What I understand now is that this stemmed from my own urgent need to hold onto something that connected us, that said he was real and our morning ritual was real and the love doled out from that ruby-furred creature was absolutely real. In other words,
It wasn’t my imagination that this was one of the most validating and loving relationships of my life.
Also, this search for realness following pet loss isn’t pathological. And it’s not just me who did it — I’ve heard loads of other people describe similar experiences.
It’s about love that’s gone missing, that you instinctively go try to find.
So today I want to talk about tributes, because they serve a similar function. It’s a way to say you are not forgotten. You’re still here in my heart. I know you and love you and remember you.
This Research Flipped What We Thought We Knew About Grief
For a long time, grief psychology operated on a clear assumption: healing meant detaching. Cutting the cord. Not looking back.

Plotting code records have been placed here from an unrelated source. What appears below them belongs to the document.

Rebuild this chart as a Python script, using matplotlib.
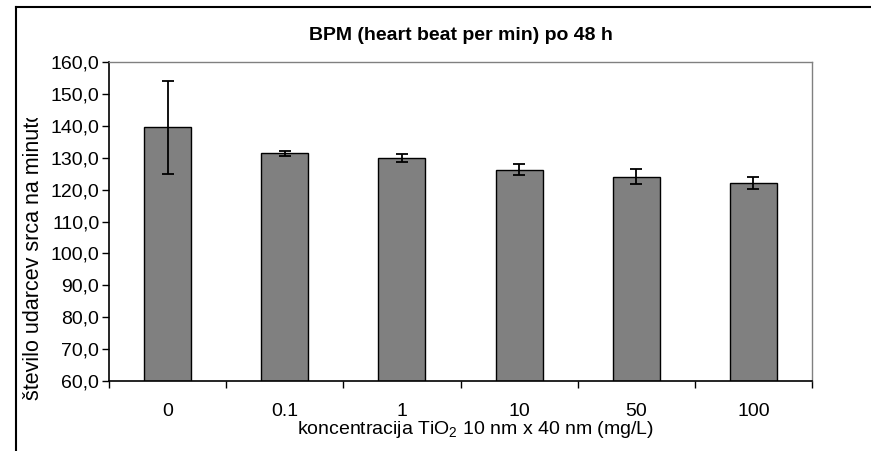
import matplotlib
matplotlib.use("Agg")
import matplotlib.pyplot as plt
from matplotlib.lines import Line2D
from matplotlib.patches import Rectangle
import numpy as np

plt.rcParams['font.family'] = ['Liberation Sans', 'DejaVu Sans']
plt.rcParams['mathtext.fontset'] = 'custom'
plt.rcParams['mathtext.rm'] = 'Liberation Sans'
plt.rcParams['mathtext.it'] = 'Liberation Sans'

categories = ["0", "0.1", "1", "10", "50", "100"]
bpm = [139.5, 131.4, 129.8, 126.3, 124.1, 122.0]
err = [14.5, 0.8, 1.3, 1.7, 2.4, 1.9]
ytick_vals = [60, 70, 80, 90, 100, 110, 120, 130, 140, 150, 160]
ytick_labels = [f"{v:.1f}".replace(".", ",") for v in ytick_vals]
title = "BPM (heart beat per min) po 48 h"
xlabel = "koncentracija TiO$_\\mathregular{2}$ 10 nm x 40 nm (mg/L)"
ylabel = "število udarcev srca na minuto"

W, H = 871, 451
fig = plt.figure(figsize=(W / 100, H / 100), dpi=100)
ax = fig.add_axes([109 / W, 1 - 381 / H, (812 - 109) / W, (381 - 62) / H])

x = np.arange(len(categories))
ax.bar(x, bpm, width=0.4, color="#808080", edgecolor="black", linewidth=1.0, zorder=2)
ax.errorbar(x, bpm, yerr=err, fmt="none", ecolor="black", elinewidth=1.3,
            capsize=4.5, capthick=1.3, zorder=3)

ax.set_xlim(-0.5, len(categories) - 0.5)
ax.set_ylim(60, 160)
ax.set_yticks(ytick_vals)
ax.set_yticklabels(ytick_labels, fontsize=14)
ax.set_xticks(np.arange(len(categories) + 1) - 0.5)
ax.set_xticklabels([])
ax.set_xticks(x, minor=True)
ax.set_xticklabels(categories, minor=True, fontsize=14)
ax.tick_params(axis="x", which="major", direction="out", length=5, width=1, color="black")
ax.tick_params(axis="x", which="minor", length=0, pad=16)
ax.tick_params(axis="y", direction="out", length=5, width=1, pad=2)

for s in ["top", "right"]:
    ax.spines[s].set_color("#808080")
    ax.spines[s].set_linewidth(1.0)
for s in ["left", "bottom"]:
    ax.spines[s].set_color("black")
    ax.spines[s].set_linewidth(1.2)

ax.set_title(title, fontsize=14, fontweight="bold", pad=16)

fig.text(475 / W, 1 - 419 / H, xlabel, fontsize=14, ha="center", va="top")

fig.text(34 / W, 1 - 255 / H, ylabel, rotation=90, fontsize=15.5,
         ha="center", va="center")
# the reference's axis title is cut off at its top end
fig.add_artist(Rectangle((20 / W, 1 - 118 / H), 22 / W, 100 / H,
                         transform=fig.transFigure, facecolor="white",
                         edgecolor="none", zorder=10))

# outer chart border (left and top edges visible)
fig.add_artist(Line2D([16 / W, 16 / W], [0, 1 - 7 / H], transform=fig.transFigure,
                      color="black", linewidth=1.5, zorder=11))
fig.add_artist(Line2D([16 / W, 1], [1 - 7 / H, 1 - 7 / H], transform=fig.transFigure,
                      color="black", linewidth=1.5, zorder=11))

fig.savefig("out.png", dpi=100)
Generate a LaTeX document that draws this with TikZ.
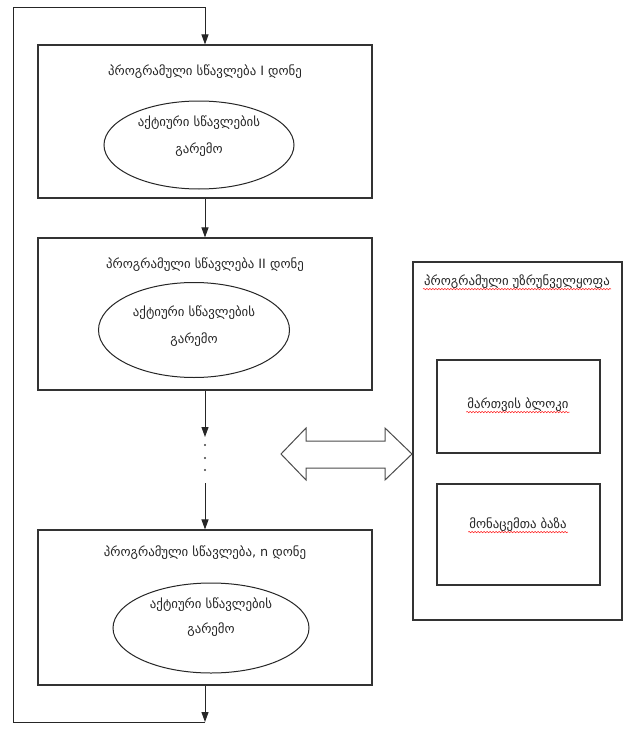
\documentclass[tikz,border=0pt]{standalone}
\usepackage{fontspec}
\setmainfont{DejaVu Sans}
\usetikzlibrary{arrows.meta,decorations.pathmorphing,shapes.geometric}
\begin{document}
\begin{tikzpicture}[x=1pt,y=-1pt,
  frame/.style={draw=black!80,line width=1.1pt,rectangle,inner sep=0pt},
  oval/.style={draw=black!85,line width=1pt,ellipse,inner sep=0pt},
  lbl/.style={font=\fontsize{12.8}{15}\selectfont,inner sep=1pt,text=black!85},
  conn/.style={draw=black!85,line width=1pt},
  arr/.style={conn,-{Triangle[length=10pt,width=7pt]}},
  squig/.style={draw=red!90,line width=0.5pt,decorate,decoration={snake,amplitude=0.7pt,segment length=3pt}},
  dotc/.style={circle,fill=black!75,inner sep=0pt,minimum size=2.2pt}
]
\useasboundingbox (0,0) rectangle (625,736);
\fill[white] (0,0) rectangle (625,736);

% left boxes
\node[frame,minimum width=334pt,minimum height=153pt] (b1) at (205,121.5) {};
\node[frame,minimum width=334pt,minimum height=152pt] (b2) at (205,314) {};
\node[frame,minimum width=334pt,minimum height=155pt] (b3) at (205,607.5) {};

\node[lbl] (t1) at (205,72) {პროგრამული სწავლება I დონე};
\node[lbl] (t2) at (205,265) {პროგრამული სწავლება II დონე};
\node[lbl] (t3) at (205,553) {პროგრამული სწავლება, n დონე};

\node[oval,minimum width=190pt,minimum height=88pt] (e1) at (199,145) {};
\node[oval,minimum width=191pt,minimum height=95pt] (e2) at (194,330) {};
\node[oval,minimum width=196pt,minimum height=90pt] (e3) at (211,628) {};

\node[lbl,align=center] (e1t) at (199,136.5) {აქტიური სწავლების\\[12pt]გარემო};
\node[lbl,align=center] (e2t) at (194,326) {აქტიური სწავლების\\[12pt]გარემო};
\node[lbl,align=center] (e3t) at (211,617.5) {აქტიური სწავლების\\[10pt]გარემო};

% loop
\coordinate (tl) at (13,7);
\coordinate (tr) at (205,7);
\coordinate (bl) at (13,722);
\coordinate (br) at (205,722);
\draw[conn] (bl) -- (tl) -- (tr);
\draw[arr] (tr) -- (b1.north);
\draw[arr] (b1.south) -- (b2.north);
\coordinate (m1) at (205,437);
\coordinate (m2) at (205,483);
\draw[arr] (b2.south) -- (m1);
\node[dotc] (d1) at (205,445) {};
\node[dotc] (d2) at (205,458) {};
\node[dotc] (d3) at (205,470) {};
\draw[arr] (m2) -- (b3.north);
\draw[arr] (b3.south) -- (br);
\draw[conn] (br) -- (bl);

% right side
\node[frame,minimum width=209pt,minimum height=358pt] (rb) at (517.5,441) {};
\node[lbl] (rt) at (517,282) {პროგრამული უზრუნველყოფა};
\node[frame,minimum width=163pt,minimum height=93pt] (r1) at (518.5,406.5) {};
\node[frame,minimum width=163pt,minimum height=101pt] (r2) at (518.5,534.5) {};
\node[lbl] (r1t) at (518,405) {მართვის ბლოკი};
\node[lbl] (r2t) at (518,525) {მონაცემთა ბაზა};

\draw[squig] ([yshift=1pt]rt.south west) -- ([yshift=1pt]rt.south east);
\draw[squig] ([yshift=1pt]r1t.south west) -- ([yshift=1pt]r1t.south east);
\draw[squig] ([yshift=1pt]r2t.south west) -- ([yshift=1pt]r2t.south east);

% double arrow
\draw[draw=black!70,line width=1pt,line join=miter]
  (281,454) -- (306,428) -- (306,441) -- (385,441) -- (385,428) -- (412,454)
  -- (385,480) -- (385,468) -- (306,468) -- (306,480) -- cycle;
\end{tikzpicture}
\end{document}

Focusing on the future.
We know now that this model was not just incomplete. For many people, it was actively harmful, and if we’re being really honest… it stunk.

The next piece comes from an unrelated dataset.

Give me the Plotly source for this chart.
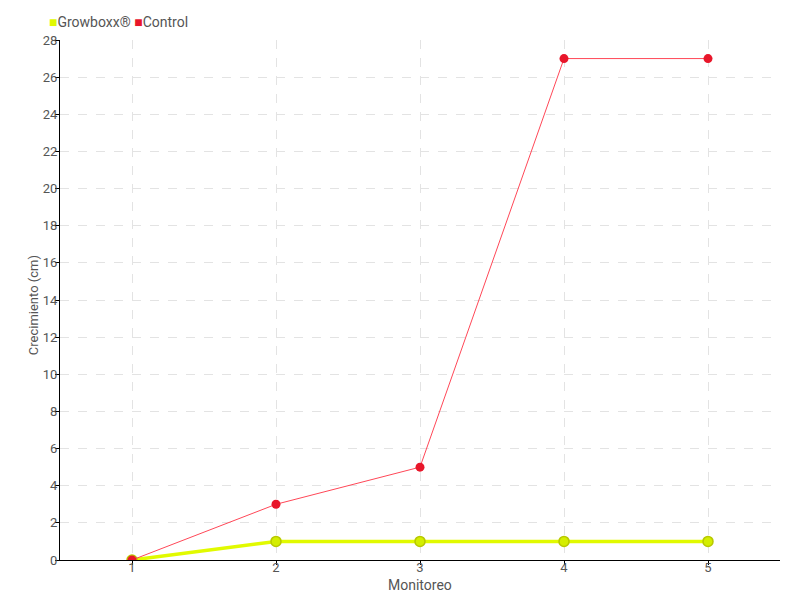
import plotly.graph_objects as go

monitoreo = [1, 2, 3, 4, 5]
growboxx = [0, 1, 1, 1, 1]
control = [0, 3, 5, 27, 27]
y_ticks = list(range(0, 29, 2))
series_names = ["Growboxx®", "Control"]

FONT = "Roboto, sans-serif"
YEL = "#e1fa00"
RED = "#e8162a"
GREY = "#555555"

fig = go.Figure()
fig.add_trace(go.Scatter(
    x=monitoreo, y=growboxx, mode="lines+markers", name=series_names[0],
    line=dict(color=YEL, width=3.5),
    marker=dict(color="#d4ee00", size=10, line=dict(color="#b8c800", width=1.5)),
    showlegend=False,
))
fig.add_trace(go.Scatter(
    x=monitoreo, y=control, mode="lines+markers", name=series_names[1],
    line=dict(color="#ff4757", width=1),
    marker=dict(color=RED, size=9),
    showlegend=False,
))

legend_text = (f"<span style='color:{YEL}'>■</span>{series_names[0]} "
               f"<span style='color:{RED}'>■</span>{series_names[1]}")
fig.add_annotation(text=legend_text, xref="paper", yref="paper",
                   x=-0.018, y=1.0 + 18 / 520, xanchor="left", yanchor="middle",
                   showarrow=False, font=dict(size=14, color=GREY))
# axis titles
fig.add_annotation(text="Monitoreo", xref="paper", yref="paper",
                   x=0.5, y=-25 / 520, xanchor="center", yanchor="middle",
                   showarrow=False, font=dict(size=14, color=GREY))
fig.add_annotation(text="Crecimiento (cm)", xref="paper", yref="paper",
                   x=-27 / 720, y=0.49, xanchor="center", yanchor="middle",
                   textangle=-90, showarrow=False, font=dict(size=13, color=GREY))

fig.update_layout(
    width=792, height=592,
    margin=dict(l=52, r=20, t=32, b=40, autoexpand=False),
    plot_bgcolor="white", paper_bgcolor="white",
    font=dict(family=FONT, size=14, color=GREY),
    xaxis=dict(
        range=[0.5, 5.5], tickvals=monitoreo, ticktext=[str(v) for v in monitoreo],
        showline=True, linecolor="black", linewidth=1,
        ticks="outside", ticklen=4, tickcolor="black",
        ticklabelstandoff=-9, tickfont=dict(size=13),
        showgrid=True, gridcolor="#e3e3e3", griddash="dash",
        zeroline=False,
    ),
    yaxis=dict(
        range=[0, 28], tickvals=y_ticks, tickfont=dict(size=13),
        showline=True, linecolor="black", linewidth=1,
        ticks="outside", ticklen=4, tickcolor="black",
        ticklabelstandoff=-5,
        showgrid=True, gridcolor="#e3e3e3", griddash="dash",
        zeroline=False,
    ),
)
fig.write_html("out.html")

Especially when it came to helping someone come to terms with a loss.
The Continuing Bonds framework, developed by grief researchers Klass, Silverman, and Nickman in 1996, introduced a different idea. It was about the upside of maintaining an ongoing relationship with the one you’ve lost, through memories, rituals, or tributes.
Most importantly, these actions are not a sign of unhealthy grief. Quite the opposite. For most people, it’s exactly how healthy grieving works.
This matters especially when it comes to pet loss, where cultural permission to grieve is already thin to nonexistent. The idea of actively honoring your pet after they’ve passed can feel indulgent. Even strange.
But it isn’t. It’s deeply, anciently human.
Why There’s No Wrong Way
The best tribute is the one that feels right to you when it comes to remembering and honoring your pet. There’s no correct version; no wrong way to do it.
Maybe you opt for
A photo book with handwritten captions — not a polished slideshow, but the kind you’d sit down and look through slowly, commenting out loud.
A small altar or dedicated corner: a photo, a candle, something of theirs. Different cultures have created these spaces for centuries — the Japanese butsudan, the Mexican ofrenda.
A letter to your pet — one you don’t send to anyone.
A donation to a rescue in their name.
A memorial tattoo.
A custom portrait.
A tree planted somewhere meaningful.
A recurring remembrance on the anniversary of the day you got them.
When Koda passed, I went through my phone and printed every single photo I’d ever taken of him — even if he just happened to be in the background of something else I was taking a picture of. It was important to me to have the photos in my hand, not just on my phone.
When my grief would get unbearable, I’d thumb through the photos, remembering the many days of happiness I had with him. Most of the time, I had his collar around my wrist while doing this.
So it wasn’t a fancy or grandiose tribute, and it wasn’t on display and I didn’t share it with anybody. But it helped me, and that was the whole point.
When to Start Your Tribute
A lot of people ask me when is the right time to make a tribute, and again — there’s no wrong time. You can create a tribute long after your pet has passed, or you can start on it when you know their beautiful days will soon be coming to an end.
But there’s one thing I’ve noticed about tribute timing, which is that most people who look back say the same thing: they wish they’d started earlier.
Not because earlier is better or because grief has any kind of schedule. Rather, it’s because creating a tangible tribute — gathering photos, writing a sentence, lighting a candle — gives you something to do with your hands and your mind when grief has you otherwise feeling helpless and formless.
Grief researchers also note that meaning-making activities like tribute-building are among the more reliable predictors of healthy grief integration over time.
Note that this isn’t rushed healing or tidy resolution. It’s just a way to honor our very human need to make tangible something that deeply mattered to us.
Also, don’t think of it as something that needs to move to completion. You certainly can create a tribute and feel like it’s complete. You can also consider it an ongoing process, adding to whatever you create as the memories drift through your mind.
So I invite you to just start. Start whatever feels right to you. Just getting started is enough to say that the loss of your pet’s life mattered to you, and that’s really the first step in honoring your grief.